Even though the title and the advertising would suggest that this film is about a relationship between two criminals, this is really Bonnie Parker’s story. She’s just a beautiful small town girl when she comes across Clyde Barrow (Warren Beatty) stealing her car. She’s bored with her life, attracted to Barrow’s air of danger, and desperate to experience some excitement. In no time at all, the two of them are off on a crime spree and relish the fact that they become infamous celebrities who attract attention from the mainstream press. The police are on their trail but Parker chooses to tease and provoke the cops that come into contact with them. Barrow’s brother Buck (Gene Hackman) and his sister-in-law Blanche (Estelle Parsons) become part of the gang, along with the naive C.W. Moss (Michael J. Pollard). As time goes on, Parker becomes more and more aware of her own mortality and begins to realise that they will inevitably be caught and killed by the police. 

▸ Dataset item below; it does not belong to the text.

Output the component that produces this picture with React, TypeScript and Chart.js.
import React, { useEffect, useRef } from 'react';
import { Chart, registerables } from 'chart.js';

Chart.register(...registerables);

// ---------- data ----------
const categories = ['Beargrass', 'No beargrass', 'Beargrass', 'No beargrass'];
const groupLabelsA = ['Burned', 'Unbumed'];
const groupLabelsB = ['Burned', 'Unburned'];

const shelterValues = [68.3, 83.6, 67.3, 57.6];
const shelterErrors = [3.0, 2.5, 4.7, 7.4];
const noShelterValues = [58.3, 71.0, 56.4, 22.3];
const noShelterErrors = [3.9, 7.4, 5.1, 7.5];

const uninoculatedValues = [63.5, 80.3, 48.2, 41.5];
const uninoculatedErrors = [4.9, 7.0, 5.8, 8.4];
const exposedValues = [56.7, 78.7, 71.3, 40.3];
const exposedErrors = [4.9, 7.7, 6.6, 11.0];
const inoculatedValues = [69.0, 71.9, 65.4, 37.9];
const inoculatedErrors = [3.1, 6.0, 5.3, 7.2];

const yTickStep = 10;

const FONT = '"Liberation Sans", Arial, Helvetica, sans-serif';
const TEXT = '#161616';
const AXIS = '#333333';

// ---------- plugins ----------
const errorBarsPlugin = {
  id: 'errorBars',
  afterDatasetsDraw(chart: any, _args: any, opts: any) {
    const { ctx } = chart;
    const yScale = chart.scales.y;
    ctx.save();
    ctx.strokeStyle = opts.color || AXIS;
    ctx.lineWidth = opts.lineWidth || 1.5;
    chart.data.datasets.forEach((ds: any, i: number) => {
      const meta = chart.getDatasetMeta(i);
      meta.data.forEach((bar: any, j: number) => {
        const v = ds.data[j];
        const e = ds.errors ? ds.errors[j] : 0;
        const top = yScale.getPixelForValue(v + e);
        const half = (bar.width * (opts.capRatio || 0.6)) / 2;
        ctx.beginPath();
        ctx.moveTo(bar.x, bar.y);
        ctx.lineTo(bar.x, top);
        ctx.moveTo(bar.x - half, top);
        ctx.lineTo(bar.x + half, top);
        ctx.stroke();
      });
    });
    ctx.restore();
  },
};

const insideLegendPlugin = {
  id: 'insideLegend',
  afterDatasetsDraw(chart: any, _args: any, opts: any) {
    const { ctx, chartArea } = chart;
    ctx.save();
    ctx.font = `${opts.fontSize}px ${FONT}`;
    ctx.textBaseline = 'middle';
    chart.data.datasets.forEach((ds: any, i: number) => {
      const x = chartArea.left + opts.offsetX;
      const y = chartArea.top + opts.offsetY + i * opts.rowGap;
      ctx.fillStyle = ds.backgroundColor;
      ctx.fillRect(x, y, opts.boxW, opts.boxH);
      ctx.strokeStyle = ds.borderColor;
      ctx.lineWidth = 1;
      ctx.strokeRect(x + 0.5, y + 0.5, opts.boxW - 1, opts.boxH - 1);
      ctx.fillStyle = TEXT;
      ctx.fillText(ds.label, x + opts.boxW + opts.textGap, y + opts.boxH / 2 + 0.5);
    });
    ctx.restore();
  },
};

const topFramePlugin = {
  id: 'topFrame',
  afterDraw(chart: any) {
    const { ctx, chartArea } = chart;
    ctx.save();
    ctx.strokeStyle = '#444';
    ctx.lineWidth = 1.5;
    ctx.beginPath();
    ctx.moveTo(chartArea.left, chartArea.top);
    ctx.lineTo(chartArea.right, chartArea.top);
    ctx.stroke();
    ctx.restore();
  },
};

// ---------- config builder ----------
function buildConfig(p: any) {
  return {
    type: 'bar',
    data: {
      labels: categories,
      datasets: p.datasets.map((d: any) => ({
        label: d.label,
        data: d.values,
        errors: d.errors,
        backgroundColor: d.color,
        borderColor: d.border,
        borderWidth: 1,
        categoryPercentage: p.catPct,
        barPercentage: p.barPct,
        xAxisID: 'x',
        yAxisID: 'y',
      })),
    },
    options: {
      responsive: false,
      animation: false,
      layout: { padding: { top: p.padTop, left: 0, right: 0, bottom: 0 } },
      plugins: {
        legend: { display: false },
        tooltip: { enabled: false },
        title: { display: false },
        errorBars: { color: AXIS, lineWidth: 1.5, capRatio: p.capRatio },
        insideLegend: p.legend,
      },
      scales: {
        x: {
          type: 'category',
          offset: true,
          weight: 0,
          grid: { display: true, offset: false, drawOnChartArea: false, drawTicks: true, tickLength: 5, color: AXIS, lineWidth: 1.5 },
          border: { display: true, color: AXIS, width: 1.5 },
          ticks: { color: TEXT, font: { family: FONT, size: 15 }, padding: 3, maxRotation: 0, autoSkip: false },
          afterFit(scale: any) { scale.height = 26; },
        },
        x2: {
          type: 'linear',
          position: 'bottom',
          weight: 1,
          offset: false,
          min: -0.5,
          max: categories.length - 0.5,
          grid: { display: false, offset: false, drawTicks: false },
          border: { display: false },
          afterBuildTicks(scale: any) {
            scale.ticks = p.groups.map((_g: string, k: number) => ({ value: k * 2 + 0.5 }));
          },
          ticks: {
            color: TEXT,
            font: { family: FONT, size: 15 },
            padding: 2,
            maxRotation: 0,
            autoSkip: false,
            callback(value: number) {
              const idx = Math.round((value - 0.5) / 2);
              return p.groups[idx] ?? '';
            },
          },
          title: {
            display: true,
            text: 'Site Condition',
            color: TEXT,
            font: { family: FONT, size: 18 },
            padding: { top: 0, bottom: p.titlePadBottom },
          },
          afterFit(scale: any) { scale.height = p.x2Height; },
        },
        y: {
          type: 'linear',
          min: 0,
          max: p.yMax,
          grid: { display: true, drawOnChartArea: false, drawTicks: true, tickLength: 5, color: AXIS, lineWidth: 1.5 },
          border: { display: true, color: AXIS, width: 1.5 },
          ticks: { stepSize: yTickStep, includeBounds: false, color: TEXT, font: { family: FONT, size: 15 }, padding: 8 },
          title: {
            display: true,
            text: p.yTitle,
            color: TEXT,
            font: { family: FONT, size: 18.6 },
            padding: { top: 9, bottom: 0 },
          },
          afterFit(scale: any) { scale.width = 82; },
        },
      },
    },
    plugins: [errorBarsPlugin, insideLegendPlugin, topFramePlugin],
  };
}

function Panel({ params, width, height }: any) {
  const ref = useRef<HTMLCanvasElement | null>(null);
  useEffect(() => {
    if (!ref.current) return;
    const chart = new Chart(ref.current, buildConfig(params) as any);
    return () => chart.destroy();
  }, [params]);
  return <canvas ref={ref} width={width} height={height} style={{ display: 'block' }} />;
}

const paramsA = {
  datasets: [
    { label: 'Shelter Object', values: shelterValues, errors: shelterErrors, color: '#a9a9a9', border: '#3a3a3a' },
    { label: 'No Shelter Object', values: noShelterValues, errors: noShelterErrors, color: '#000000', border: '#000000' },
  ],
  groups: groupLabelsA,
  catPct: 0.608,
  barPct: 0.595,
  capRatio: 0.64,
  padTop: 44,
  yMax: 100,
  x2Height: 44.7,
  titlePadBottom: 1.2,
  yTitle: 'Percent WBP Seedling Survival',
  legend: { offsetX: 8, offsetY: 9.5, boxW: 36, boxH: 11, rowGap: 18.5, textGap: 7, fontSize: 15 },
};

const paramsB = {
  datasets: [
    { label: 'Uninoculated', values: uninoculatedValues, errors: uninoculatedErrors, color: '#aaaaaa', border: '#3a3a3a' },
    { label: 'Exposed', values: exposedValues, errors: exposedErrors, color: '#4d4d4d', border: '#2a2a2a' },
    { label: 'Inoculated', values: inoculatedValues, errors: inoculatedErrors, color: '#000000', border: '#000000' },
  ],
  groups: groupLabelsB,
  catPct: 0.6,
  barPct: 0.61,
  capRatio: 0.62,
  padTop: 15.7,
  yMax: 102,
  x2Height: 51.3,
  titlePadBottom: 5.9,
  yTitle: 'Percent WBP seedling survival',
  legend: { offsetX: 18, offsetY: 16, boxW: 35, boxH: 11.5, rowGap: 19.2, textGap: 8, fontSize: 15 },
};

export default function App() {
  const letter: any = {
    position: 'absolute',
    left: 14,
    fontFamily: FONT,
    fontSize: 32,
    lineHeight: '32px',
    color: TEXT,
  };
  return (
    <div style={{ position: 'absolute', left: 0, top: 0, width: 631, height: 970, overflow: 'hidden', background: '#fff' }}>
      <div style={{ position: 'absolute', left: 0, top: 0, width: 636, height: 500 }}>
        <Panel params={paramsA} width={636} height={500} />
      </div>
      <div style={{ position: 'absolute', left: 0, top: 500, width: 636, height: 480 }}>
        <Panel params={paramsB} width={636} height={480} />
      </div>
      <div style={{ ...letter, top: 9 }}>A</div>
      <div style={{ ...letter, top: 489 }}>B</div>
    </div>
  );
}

Parker’s evolution from trigger happy, fame hungry sexpot to fatalistic cynic becomes the center of the narrative. The film’s best scene features the gang having one last picnic with Parker’s mother. She has come back to her small town as a legendary outlaw and it is clear that her mother disapproves of her daughter’s actions. Parker’s intentions and motivations are highly ambiguous. She herself doesn’t seem to know what she’s chasing after. Through use of montage, we have seen how life as a robber has gone from being glamorous and thrilling, to being legitimately scary and frustratingly routine. She returns home in order to experience a change of pace and seems to have decided that the comforts of an ordinary life could console her during this difficult period. Returning back home and reuniting with her mother appears to leave her feeling disappointed and hollow. She had idealized her previous life and attempted to forget the fact that it was so dull and uneventful. Rather than feeling a rush of warmth upon returning to safety, she comes to understand that there is nowhere to run and the glory days have passed her by. 

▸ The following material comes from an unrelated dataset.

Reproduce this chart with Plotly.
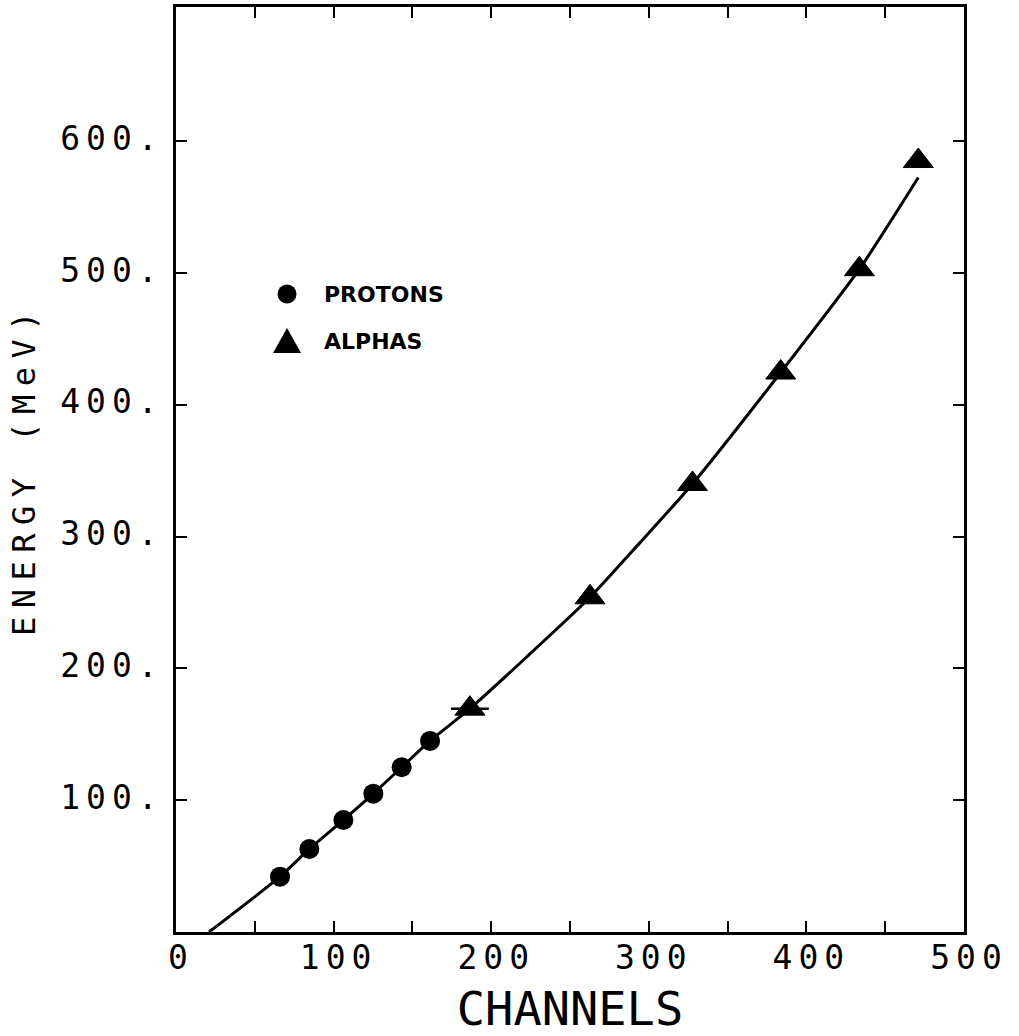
import plotly.graph_objects as go

# Calibration points (channel number vs. particle energy)
proton_channels = [66.0, 84.6, 106.2, 125.2, 143.2, 161.2]
proton_energy = [42, 63, 85, 105, 125, 145]

alpha_channels = [186.5, 262.7, 327.7, 383.7, 433.6, 471.0]
alpha_energy = [169.5, 254.0, 340.0, 424.6, 503.0, 585.1]
alpha_channel_err = [12.0, 0, 0, 0, 0, 0]

# Smooth calibration curve
curve_channels = [20.9, 66.0, 84.6, 106.2, 125.2, 143.2, 161.2, 186.5,
                  222.5, 262.7, 294.4, 327.7, 383.7, 433.6, 471.0]
curve_energy = [0, 42, 63, 85, 105, 125, 145, 169.5,
                208.7, 254.0, 295.5, 340.0, 424.6, 503.0, 572.6]

x_tick_vals = [0, 100, 200, 300, 400, 500]
x_tick_text = ["0", "100", "200", "300", "400", "500"]
y_tick_vals = [100, 200, 300, 400, 500, 600]
y_tick_text = ["100.", "200.", "300.", "400.", "500.", "600."]

x_title = "CHANNELS"
y_title = "ENERGY (MeV)"
legend_labels = ["PROTONS", "ALPHAS"]

INK = "black"
MONO = "DejaVu Sans Mono"


def spaced(text, px):
    """Widen the plotter-style lettering with extra tracking."""
    return f'<span style="letter-spacing:{px}px">{text}</span>'


fig = go.Figure()

fig.add_trace(go.Scatter(
    x=curve_channels, y=curve_energy, mode="lines",
    line=dict(color=INK, width=3, shape="spline", smoothing=0.6),
    hoverinfo="skip",
))

fig.add_trace(go.Scatter(
    x=proton_channels, y=proton_energy, mode="markers", name=legend_labels[0],
    marker=dict(symbol="circle", size=20, color=INK),
))

fig.add_trace(go.Scatter(
    x=alpha_channels, y=alpha_energy, mode="markers", name=legend_labels[1],
    marker=dict(symbol="triangle-up", size=26, color=INK, line=dict(color=INK, width=1)),
    error_x=dict(type="data", array=alpha_channel_err, color=INK, thickness=2.5, width=0),
))

axis_common = dict(
    showline=True, linecolor=INK, linewidth=2.5, mirror="ticks",
    ticks="inside", ticklen=11, tickwidth=2, tickcolor=INK,
    showgrid=False, zeroline=False, automargin=False,
    tickfont=dict(family=MONO, size=33, color=INK),
)

fig.update_xaxes(
    range=[0, 500], tickmode="array", tickvals=x_tick_vals,
    ticktext=[spaced(t, 6) for t in x_tick_text],
    minor=dict(dtick=50, tick0=0, ticks="inside", ticklen=11, tickwidth=2,
               tickcolor=INK, showgrid=False),
    ticklabelstandoff=-5, ticklabelshift=5,
    title=dict(text=x_title, font=dict(family=MONO, size=47, color=INK), standoff=21),
    **axis_common,
)
fig.update_yaxes(
    range=[0, 702], tickmode="array", tickvals=y_tick_vals,
    ticktext=[spaced(t, 6) for t in y_tick_text],
    ticklabelstandoff=3, ticklabelshift=-3,
    title=dict(text=spaced(y_title, 8.5), font=dict(family=MONO, size=32, color=INK), standoff=15),
    **axis_common,
)

# Key drawn inside the plot area
key_x = 0.1409
key_rows = [0.6897, 0.6389]
fig.add_shape(type="circle", xref="paper", yref="paper",
              xsizemode="pixel", ysizemode="pixel",
              xanchor=key_x, yanchor=key_rows[0],
              x0=-9.5, x1=9.5, y0=-9.5, y1=9.5,
              fillcolor=INK, line=dict(color=INK, width=0))
fig.add_shape(type="path", xref="paper", yref="paper",
              xsizemode="pixel", ysizemode="pixel",
              xanchor=key_x, yanchor=key_rows[1],
              path="M-14,-12 L14,-12 L0,13 Z",
              fillcolor=INK, line=dict(color=INK, width=0))
for label, row in zip(legend_labels, key_rows):
    fig.add_annotation(xref="paper", yref="paper", x=0.185, y=row,
                       text=label, showarrow=False, xanchor="left", yanchor="middle",
                       font=dict(family="DejaVu Sans", size=22, color=INK, weight="bold"))

fig.update_layout(
    width=1019, height=1036,
    margin=dict(l=176, r=55, t=7, b=104, pad=0),
    plot_bgcolor="white", paper_bgcolor="white",
    showlegend=False,
)

fig.write_html("out.html")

The scene works so well because the screenplay sows seeds of doubt in our minds about the degree to which Parker is truly happy with her life. You also can’t get past the fact that Dunaway was a goddamn movie star and gave everything that she had to this role. She’s certainly sexy and charming but she is so intense that it makes sense when she cruelly mocks a police officer. She convinces us that Parker isn’t just an airhead who desperately wants to have sex with Barrow. He is a means to an end and she fully embraces his lifestyle. As the shine begins to wear off, Dunaway channels more and more desperation. She doesn’t try to build Parker up to be a woman of great intellect, but she makes her confusion interesting. Parker can’t comprehend why she is so dissatisfied with her life and Dunaway can handle her complicated emotions. It’s easy to see why she became the hottest star in Hollywood after playing a role that gave her so much to work with. It’s one of the few performances that deserves to be called iconic. 

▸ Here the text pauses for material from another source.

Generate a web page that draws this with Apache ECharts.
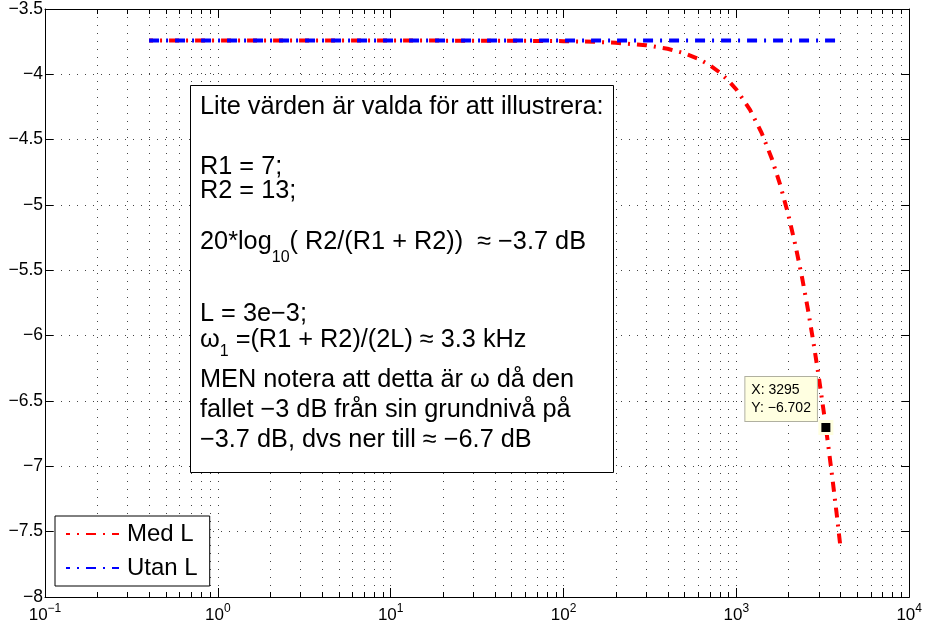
<!DOCTYPE html>
<html><head><meta charset="utf-8">
<script src="https://cdn.jsdelivr.net/npm/echarts@6/dist/echarts.min.js"></script>
<style>html,body{margin:0;padding:0;background:#fff}#c{width:925px;height:635px}</style>
</head><body><div id="c"></div>
<script>
// ---- data ----
const freqMed = [0.4, 1, 2, 5, 10, 20, 50, 100, 150, 200, 300, 400, 500, 600, 700, 800, 900, 1000, 1200, 1400, 1600, 1800, 2000, 2200, 2400, 2600, 2800, 3000, 3200, 3295, 3400, 3600, 3800, 4000];
const medL = [-3.742, -3.742, -3.742, -3.742, -3.742, -3.742, -3.743, -3.746, -3.751, -3.758, -3.777, -3.804, -3.839, -3.880, -3.929, -3.985, -4.048, -4.116, -4.272, -4.448, -4.642, -4.853, -5.077, -5.313, -5.556, -5.806, -6.061, -6.319, -6.579, -6.702, -6.839, -7.099, -7.358, -7.616];
const freqUtan = [0.4, 4000];
const utanL = [-3.742, -3.742];
const seriesNames = ['Med L', 'Utan L'];
const tipX = 3295;
const tipY = -6.702;
const xMin = 0.1, xMax = 10000;
const yMin = -8, yMax = -3.5, yStep = 0.5;
const decadeStarts = [0.1, 1, 10, 100, 1000];
const minorMult = [2, 3, 4, 5, 6, 7, 8, 9];
const annotationPlain = [
  ['Lite värden är valda för att illustrera:', 107],
  ['R1 = 7;', 167],
  ['R2 = 13;', 191],
  ['L = 3e−3;', 314],
  ['MEN notera att detta är ω då den', 380],
  ['fallet −3 dB från sin grundnivå på', 410],
  ['−3.7 dB, dvs ner till ≈ −6.7 dB', 440]
];
const annotationSub = [
  ['20*log', '10', '( R2/(R1 + R2))  ≈ −3.7 dB', 242, 48],
  ['ω', '1', ' =(R1 + R2)/(2L) ≈ 3.3 kHz', 340, 40]
];

const FONT = "'Liberation Sans', Arial, Helvetica, sans-serif";
const minorTicks = [];
decadeStarts.forEach(d => minorMult.forEach(m => minorTicks.push([+(d * m).toPrecision(3), yMin])));

const chart = echarts.init(document.getElementById('c'), null, {renderer: 'canvas'});

const gridDash = [1, 7];
const gridColor = '#444';

function minorRender(params, api) {
  const x = api.value(0);
  const pB = api.coord([x, yMin]);
  const pT = api.coord([x, yMax]);
  const px = Math.round(pB[0]) + 0.5;
  return {
    type: 'group',
    children: [
      {type: 'line', shape: {x1: px, y1: pT[1], x2: px, y2: pB[1]}, style: {stroke: gridColor, lineWidth: 1, lineDash: gridDash}},
      {type: 'line', shape: {x1: px, y1: pB[1], x2: px, y2: pB[1] - 5}, style: {stroke: '#000', lineWidth: 1}},
      {type: 'line', shape: {x1: px, y1: pT[1], x2: px, y2: pT[1] + 5}, style: {stroke: '#000', lineWidth: 1}}
    ]
  };
}

const graphics = [
  {type: 'rect', z: 100, shape: {x: 190.5, y: 85.5, width: 423, height: 387}, style: {fill: '#fff', stroke: '#000', lineWidth: 1}}
];
annotationPlain.forEach(([t, y]) => graphics.push({
  type: 'text', z: 101, x: 200, y: y,
  style: {text: t, fontSize: 25.3, fontFamily: FONT, fill: '#000', align: 'left', verticalAlign: 'middle'}
}));
annotationSub.forEach(([a, s, b, y, lh]) => graphics.push({
  type: 'text', z: 101, x: 200, y: y,
  style: {
    text: '{m|' + a + '}{s|' + s + '}{m|' + b + '}',
    align: 'left', verticalAlign: 'middle', fill: '#000',
    rich: {
      m: {fontSize: 25.3, fontFamily: FONT, lineHeight: lh, verticalAlign: 'middle', fill: '#000'},
      s: {fontSize: 16, fontFamily: FONT, lineHeight: 14, verticalAlign: 'bottom', fill: '#000'}
    }
  }
}));

const option = {
  animation: false,
  backgroundColor: '#fff',
  grid: {left: 45, right: 14, top: 9, bottom: 38, containLabel: false},
  xAxis: [
    {
      type: 'log', logBase: 10, min: xMin, max: xMax, position: 'bottom',
      axisLine: {show: true, onZero: false, lineStyle: {color: '#000', width: 1}},
      axisTick: {show: true, inside: true, length: 9, lineStyle: {color: '#000'}},
      splitLine: {show: true, lineStyle: {color: gridColor, width: 1, type: gridDash}},
      minorTick: {show: false}, minorSplitLine: {show: false},
      axisLabel: {
        show: true, margin: 6, showMinLabel: true, showMaxLabel: true,
        formatter: v => '{b|10}{s|' + String(Math.round(Math.log10(v))).replace('-', '−') + '}',
        rich: {
          b: {fontSize: 17, lineHeight: 24, fontFamily: FONT, color: '#000'},
          s: {fontSize: 12, lineHeight: 10, verticalAlign: 'top', fontFamily: FONT, color: '#000'}
        }
      }
    },
    {
      type: 'log', logBase: 10, min: xMin, max: xMax, position: 'top',
      axisLine: {show: true, onZero: false, lineStyle: {color: '#000', width: 1}},
      axisTick: {show: true, inside: true, length: 9, lineStyle: {color: '#000'}},
      splitLine: {show: false}, axisLabel: {show: false}
    }
  ],
  yAxis: [
    {
      type: 'value', min: yMin, max: yMax, interval: yStep, position: 'left',
      axisLine: {show: true, onZero: false, lineStyle: {color: '#000', width: 1}},
      axisTick: {show: true, inside: true, length: 8, lineStyle: {color: '#000'}},
      splitLine: {show: true, lineStyle: {color: gridColor, width: 1, type: gridDash}},
      axisLabel: {show: true, margin: 2, fontSize: 17.5, fontFamily: FONT, color: '#000',
        formatter: v => String(v).replace('-', '−')}
    },
    {
      type: 'value', min: yMin, max: yMax, interval: yStep, position: 'right',
      axisLine: {show: true, onZero: false, lineStyle: {color: '#000', width: 1}},
      axisTick: {show: true, inside: true, length: 8, lineStyle: {color: '#000'}},
      splitLine: {show: false}, axisLabel: {show: false}
    }
  ],
  legend: {
    data: seriesNames, orient: 'vertical', left: 55, top: 516,
    padding: [6, 12, 6, 10], itemGap: 10, itemWidth: 53, itemHeight: 14,
    backgroundColor: '#fff', borderColor: '#000', borderWidth: 1, borderRadius: 0,
    textStyle: {fontSize: 24, fontFamily: FONT, color: '#000', padding: [0, 0, 0, 3]},
    itemStyle: {opacity: 0},
    z: 50
  },
  graphic: graphics,
  series: [
    {
      type: 'custom', name: 'minor', silent: true, z: 1, clip: false,
      renderItem: minorRender, encode: {x: 0, y: 1}, data: minorTicks
    },
    {
      type: 'line', name: seriesNames[0], z: 5, symbol: 'none', smooth: false,
      lineStyle: {color: '#ff0000', width: 4, type: [10, 7, 2, 7], dashOffset: 6, cap: 'butt'},
      itemStyle: {color: '#ff0000'},
      data: freqMed.map((f, i) => [f, medL[i]])
    },
    {
      type: 'line', name: seriesNames[1], z: 6, symbol: 'none',
      lineStyle: {color: '#0000ff', width: 4, type: [10, 7, 2, 7], cap: 'butt'},
      itemStyle: {color: '#0000ff'},
      data: freqUtan.map((f, i) => [f, utanL[i]])
    },
    {
      type: 'scatter', name: 'datatip', z: 8, silent: true,
      symbol: 'rect', symbolSize: 12,
      itemStyle: {color: '#000', borderColor: '#ffffe0', borderWidth: 3, opacity: 1},
      label: {
        show: true, position: [-73, -43], align: 'left', verticalAlign: 'top',
        formatter: () => 'X: ' + tipX + '\nY: ' + String(tipY).replace('-', '−'),
        fontSize: 14, lineHeight: 18, fontFamily: FONT, color: '#000',
        backgroundColor: '#ffffe1', borderColor: '#b0b0a0', borderWidth: 1,
        padding: [4, 6, 4, 6]
      },
      data: [[tipX, tipY]]
    }
  ]
};
chart.setOption(option);
</script></body></html>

I have mixed feelings about some of the content that surrounds Parker’s character arc. Parsons’s shrieking, pantomime-y turn has aged poorly. It might have had everybody in the theatre yukking it up in 1967 but it goes over like a lead balloon today. Beatty is also as bland and vacant as ever. He is forever screwing up eyes and gazing off into the distance like a boy who can’t understand a question in maths class. There seems to be nothing going on behind his eyes and beyond his square-jawed good looks, it’s difficult to see why he ever succeeded as a leading man in Hollywood. With the exception of McCabe and Mrs. Miller (1971), he is a fantastically un-engaging screen presence. 

Even if it isn’t the crème de la crème of New Hollywood classics, it is still captivating as a showcase for a thrillingly original character. You might also notice that it isn’t a terribly romantic picture. The chemistry between Beatty and Dunway is not the focus of the film and Parker is a more interesting character when she’s out on her own. Yes, it’s famous as a film about young lovers who kill, but the criminal lifestyle is more important than their romance. That means that AFI voters made yet another baffling choice and selected an acclaimed classic without considering whether it fit the criteria that they set for themselves.